Durante os governos do PT, Lula e Dilma adotaram o procedimento de indicar para a Procuradoria-Geral da República o mais votado pelo MP. Em 2017, Michel Temer escolheu a segunda colocada da lista, Raquel Dodge, que agora chegou a ter esperanças de ser reconduzida ao cargo.
Saudades do PT
As insistentes intervenções de Bolsonaro em instituições como a PF, a Receita e o Ministério Público, lembra Humberto, deve estar provocando saudades dos governos petistas nos integrantes desses órgãos.
“Fico vendo os procuradores, boa parte deles, se colocam contra nós. Muita gente na Polícia Federal se colocava e se coloca contra nós e agora?

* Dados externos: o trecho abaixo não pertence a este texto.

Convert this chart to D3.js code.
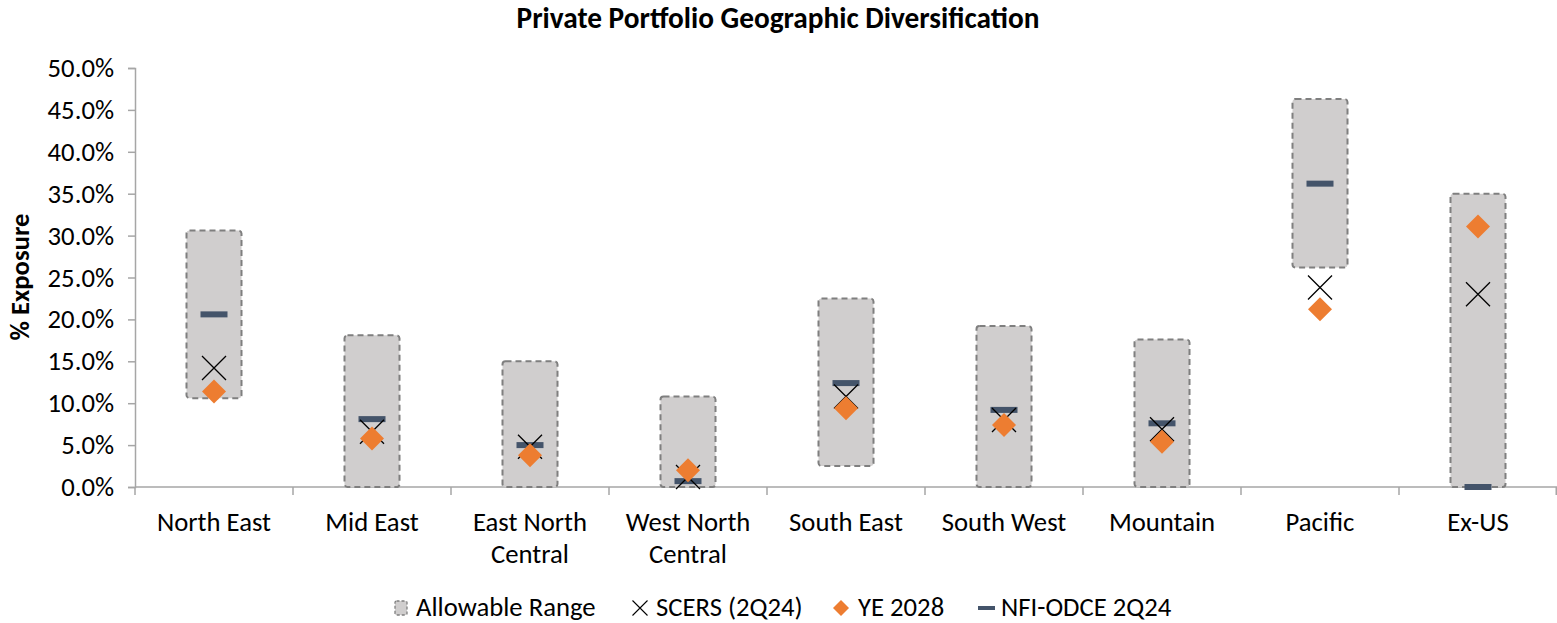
<!doctype html>
<html>
  <head>
    <meta charset='utf-8'>
    <script src="https://d3js.org/d3.v7.min.js"></script>
    <style>
      body { margin: 0; background: #fff; }
      svg { font-family: Carlito, Calibri, Lato, sans-serif; }
    </style>
  </head>

  <body>

  <svg width="1557" height="623"></svg>

  <script>
    const categories = ["North East", "Mid East", "East North Central", "West North Central",
                        "South East", "South West", "Mountain", "Pacific", "Ex-US"];
    const catLines = [["North East"], ["Mid East"], ["East North", "Central"], ["West North", "Central"],
                      ["South East"], ["South West"], ["Mountain"], ["Pacific"], ["Ex-US"]];
    const rangeLow  = [0.106, 0.0, 0.0, 0.0, 0.025, 0.0, 0.0, 0.262, 0.0];
    const rangeHigh = [0.306, 0.181, 0.150, 0.108, 0.225, 0.192, 0.176, 0.463, 0.350];
    const scers     = [0.142, 0.066, 0.048, 0.012, 0.108, 0.080, 0.069, 0.238, 0.230];
    const ye2028    = [0.114, 0.058, 0.038, 0.020, 0.094, 0.074, 0.054, 0.212, 0.311];
    const odce      = [0.206, 0.081, 0.050, 0.007, 0.124, 0.092, 0.076, 0.362, 0.000];
    const yTicks = [0, 0.05, 0.10, 0.15, 0.20, 0.25, 0.30, 0.35, 0.40, 0.45, 0.50];
    const legendItems = ["Allowable Range", "SCERS (2Q24)", "YE 2028", "NFI-ODCE 2Q24"];

    const svg = d3.select("svg");
    const axisColor = "#a6a6a6";
    const boxFill = "#d0cece", boxStroke = "#7f7f7f";
    const orange = "#ed7d31", navy = "#44546a";
    const labelSize = "26.7px";

    const x = d3.scaleBand().domain(categories).range([135, 1557]).padding(0);
    const y = d3.scaleLinear().domain([0, 0.5]).range([487, 68]);

    // title
    svg.append("text")
      .attr("x", 778).attr("y", 28)
      .attr("text-anchor", "middle")
      .style("font-size", "29.3px").style("font-weight", "bold")
      .text("Private Portfolio Geographic Diversification");

    // y axis title
    svg.append("text")
      .attr("transform", "translate(29,277) rotate(-90)")
      .attr("text-anchor", "middle")
      .style("font-size", labelSize).style("font-weight", "bold")
      .text("% Exposure");

    // y axis
    const yAxis = svg.append("g")
      .attr("transform", "translate(135,0)")
      .call(d3.axisLeft(y).tickValues(yTicks).tickFormat(d3.format(".1%")).tickSize(7).tickPadding(14));
    yAxis.attr("font-family", null).attr("font-size", null);
    yAxis.select(".domain").attr("stroke", axisColor).attr("stroke-width", 1.5);
    yAxis.selectAll(".tick line").attr("stroke", axisColor).attr("stroke-width", 1.5);
    yAxis.selectAll(".tick text").style("font-size", labelSize).attr("fill", "#000");

    // x axis line + boundary ticks
    const xEdges = categories.map((c) => x(c)).concat([x.range()[1] - 0.75]);
    svg.append("line")
      .attr("x1", 135).attr("x2", 1557).attr("y1", y(0)).attr("y2", y(0))
      .attr("stroke", axisColor).attr("stroke-width", 1.5);
    svg.selectAll(".xtick")
      .data(xEdges)
      .enter().append("line")
        .attr("class", "xtick")
        .attr("x1", (d) => d).attr("x2", (d) => d)
        .attr("y1", y(0)).attr("y2", y(0) + 8)
        .attr("stroke", axisColor).attr("stroke-width", 1.5);

    // x labels
    const xl = svg.selectAll(".xlabel")
      .data(categories)
      .enter().append("text")
        .attr("class", "xlabel")
        .attr("text-anchor", "middle")
        .attr("x", (d) => x(d) + x.bandwidth() / 2)
        .attr("y", 531)
        .style("font-size", labelSize);
    xl.selectAll("tspan")
      .data((d) => catLines[categories.indexOf(d)])
      .enter().append("tspan")
        .attr("x", function() { return this.parentNode.getAttribute("x"); })
        .attr("dy", (d, i) => i === 0 ? 0 : 32)
        .text((d) => d);

    const cx = (i) => x(categories[i]) + x.bandwidth() / 2;
    const boxW = 55;

    // allowable range boxes
    svg.selectAll(".range")
      .data(categories)
      .enter().append("rect")
        .attr("class", "range")
        .attr("x", (_, i) => cx(i) - boxW / 2)
        .attr("width", boxW)
        .attr("y", (_, i) => y(rangeHigh[i]))
        .attr("height", (_, i) => y(rangeLow[i]) - y(rangeHigh[i]))
        .attr("rx", 3)
        .attr("fill", boxFill)
        .attr("stroke", boxStroke)
        .attr("stroke-width", 2)
        .attr("stroke-dasharray", "6,4");

    // NFI-ODCE dashes
    svg.selectAll(".odce")
      .data(odce)
      .enter().append("rect")
        .attr("class", "odce")
        .attr("x", (_, i) => cx(i) - 13.5)
        .attr("y", (d) => y(d) - 3)
        .attr("width", 27).attr("height", 6)
        .attr("fill", navy);

    // SCERS x marks
    const xMark = (s) => `M${-s},${-s}L${s},${s}M${-s},${s}L${s},${-s}`;
    svg.selectAll(".scers")
      .data(scers)
      .enter().append("path")
        .attr("class", "scers")
        .attr("transform", (d, i) => `translate(${cx(i)},${y(d)})`)
        .attr("d", xMark(12))
        .attr("stroke", "#000").attr("stroke-width", 1.3).attr("fill", "none");

    // YE 2028 diamonds
    const diamond = (s) => `M0,${-s}L${s},0L0,${s}L${-s},0Z`;
    svg.selectAll(".ye")
      .data(ye2028)
      .enter().append("path")
        .attr("class", "ye")
        .attr("transform", (d, i) => `translate(${cx(i)},${y(d)})`)
        .attr("d", diamond(12))
        .attr("fill", orange);

    // legend
    const legY = 608;
    const legX = [395, 632, 834, 978];
    const leg = svg.append("g");
    leg.append("rect")
      .attr("x", legX[0]).attr("y", legY - 7).attr("width", 12).attr("height", 14)
      .attr("rx", 1.5)
      .attr("fill", boxFill).attr("stroke", boxStroke).attr("stroke-width", 1.3)
      .attr("stroke-dasharray", "3,2");
    leg.append("path")
      .attr("transform", `translate(${legX[1] + 8},${legY})`)
      .attr("d", xMark(7.5))
      .attr("stroke", "#000").attr("stroke-width", 1.1).attr("fill", "none");
    leg.append("path")
      .attr("transform", `translate(${legX[2] + 7},${legY})`)
      .attr("d", diamond(8))
      .attr("fill", orange);
    leg.append("rect")
      .attr("x", legX[3]).attr("y", legY - 2).attr("width", 17).attr("height", 4)
      .attr("fill", navy);
    leg.selectAll(".legtext")
      .data(legendItems)
      .enter().append("text")
        .attr("class", "legtext")
        .attr("x", (_, i) => legX[i] + [21, 24, 24, 23][i])
        .attr("y", legY + 8)
        .style("font-size", labelSize)
        .text((d) => d);
  </script>
  </body>
</html>
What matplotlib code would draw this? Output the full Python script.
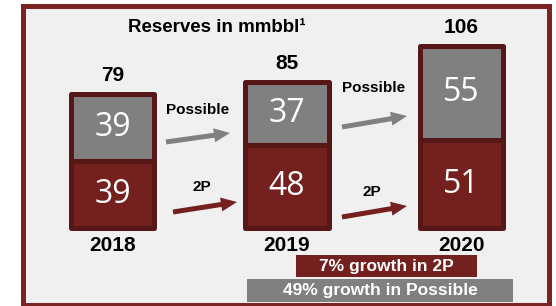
import matplotlib
matplotlib.use("Agg")
import matplotlib.pyplot as plt
from matplotlib.patches import Rectangle, FancyArrow

# ---- data ----
years = ["2018", "2019", "2020"]
reserves_2p = [39, 48, 51]
reserves_possible = [39, 37, 55]
totals = [79, 85, 106]
title_text = "Reserves in mmbbl\u00b9"
growth_2p_text = "7% growth in 2P"
growth_possible_text = "49% growth in Possible"
arrow_labels = ["Possible", "2P"]

# ---- style ----
RED = "#74201e"
DARK = "#561816"
GRAY = "#808080"
FRAME = "#7b2422"
BG = "#f0f0f0"
BOLD = ["Liberation Sans", "DejaVu Sans"]

W, H = 556, 306
fig = plt.figure(figsize=(W / 100, H / 100), dpi=100)
fig.patch.set_facecolor("white")

# overlay in pixel coordinates (frame, arrows, boxes)
ov = fig.add_axes([0, 0, 1, 1], zorder=0)
ov.set_xlim(0, W)
ov.set_ylim(H, 0)
ov.axis("off")
ov.add_patch(Rectangle((22.5, 5.5), 526, 299, facecolor=BG, edgecolor=FRAME, lw=3.6))

# main data axes
ax = fig.add_axes([0, 0, 1, 1], zorder=1)
ax.patch.set_alpha(0)
ax.axis("off")
k = 1.72
spacing = 174.5
ax.set_xlim(-112.5 / spacing, (W - 112.5) / spacing)
ax.set_ylim(-(H - 228) / k, 228 / k)

x = list(range(len(years)))
bw = 0.48
b1 = ax.bar(x, reserves_2p, width=bw, color=RED, edgecolor=DARK, linewidth=3.6)
b2 = ax.bar(x, reserves_possible, width=bw, bottom=reserves_2p, color=GRAY,
            edgecolor=DARK, linewidth=3.6)
for p in list(b1) + list(b2):
    p.set_joinstyle("round")

for i in x:
    ax.text(i, reserves_2p[i] / 2, str(reserves_2p[i]), color="white",
            fontsize=23, family="Open Sans", ha="center", va="center")
    ax.text(i, reserves_2p[i] + reserves_possible[i] / 2, str(reserves_possible[i]),
            color="white", fontsize=23, family="Open Sans", ha="center", va="center")
    ax.annotate(str(totals[i]), (i, reserves_2p[i] + reserves_possible[i]),
                xytext=(0, 13), textcoords="offset points", ha="center", va="center",
                fontsize=15, fontweight="bold", family=BOLD)
    ax.annotate(years[i], (i, 0), xytext=(0, -12.5), textcoords="offset points",
                ha="center", va="center", fontsize=15, fontweight="bold", family=BOLD)

# title
ov.text(217, 27, title_text, ha="center", va="center", fontsize=13.5,
        fontweight="bold", family=BOLD)

# arrows
arrows = [((166, 142), (230, 133), GRAY), ((173, 212), (237, 202), RED),
          ((342, 127), (407, 116), GRAY), ((342, 217), (407, 206), RED)]
for (x0, y0), (x1, y1), c in arrows:
    ov.add_patch(FancyArrow(x0, y0, x1 - x0, y1 - y0, width=5, head_width=14,
                            head_length=16, length_includes_head=True,
                            color=c, lw=0))
for (px, py), lab in [((198, 110), arrow_labels[0]), ((202, 187), arrow_labels[1]),
                      ((374, 88), arrow_labels[0]), ((372, 192), arrow_labels[1])]:
    ov.text(px, py, lab, ha="center", va="center", fontsize=11,
            fontweight="bold", family=BOLD)

# growth boxes
ov.add_patch(Rectangle((296, 255), 181, 22, facecolor=RED, lw=0))
ov.text(386, 266.5, growth_2p_text, ha="center", va="center", color="white",
        fontsize=12.5, fontweight="bold", family=BOLD)
ov.add_patch(Rectangle((247, 279), 266, 22.5, facecolor=GRAY, lw=0))
ov.text(380, 290.5, growth_possible_text, ha="center", va="center", color="white",
        fontsize=12.5, fontweight="bold", family=BOLD)

fig.savefig("out.png", dpi=100)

Deviam ter a dignidade de publicamente dizer: ‘Estamos com saudade do tratamento que os governos do PT davam às instituições”.
Moro Humilhado
O senador ressalta que o maior desconforto com essa realidade deve ser o de Sergio Moro. “A maior vítima de todo esse processo é o ex-paladino da moralidade, o ex-paladino da ética, que está ali caladinho, humilhado”.
Moro está vivendo um evidente processo de fritura no governo. Seu indicado como diretor da Polícia Federal, Maurício Valeixo, está por um fio no cargo. Bolsonaro já busca um nome para substitui-lo, sem qualquer participação do outrora “superministro”, que também não foi ouvido sobre o novo PGR.
Vergonha Alheia
A permanência de Moro no governo “toda hora ouvindo galhofa do presidente da República”, só se explica pelo exacerbado “gosto por um carguinho”, avalia Humberto. “Até nóaté nós estamos com vergonha alheia”.
Da tribuna do Senado, nesta sexta-feira (6), Humberto aconselhou Sérgio Moro: “Tenha dignidade, peça demissão deste governo, que eles não querem você lá. Saia deste Governo enquanto é tempo, para não sair numa situação pior do que a que está vivendo agora”.
O senador ainda preveniu o ex-juiz: “Tenha juízo, porque se sair do Governo Bolsonaro para ser secretário lá em São Paulo do João Doria, pelo amor de Deus, não faça isso não, vá para casa, vá fazer um ano sabático, vá responder aos processos que você vai ter que enfrentar por tudo que fez de parcialidade”.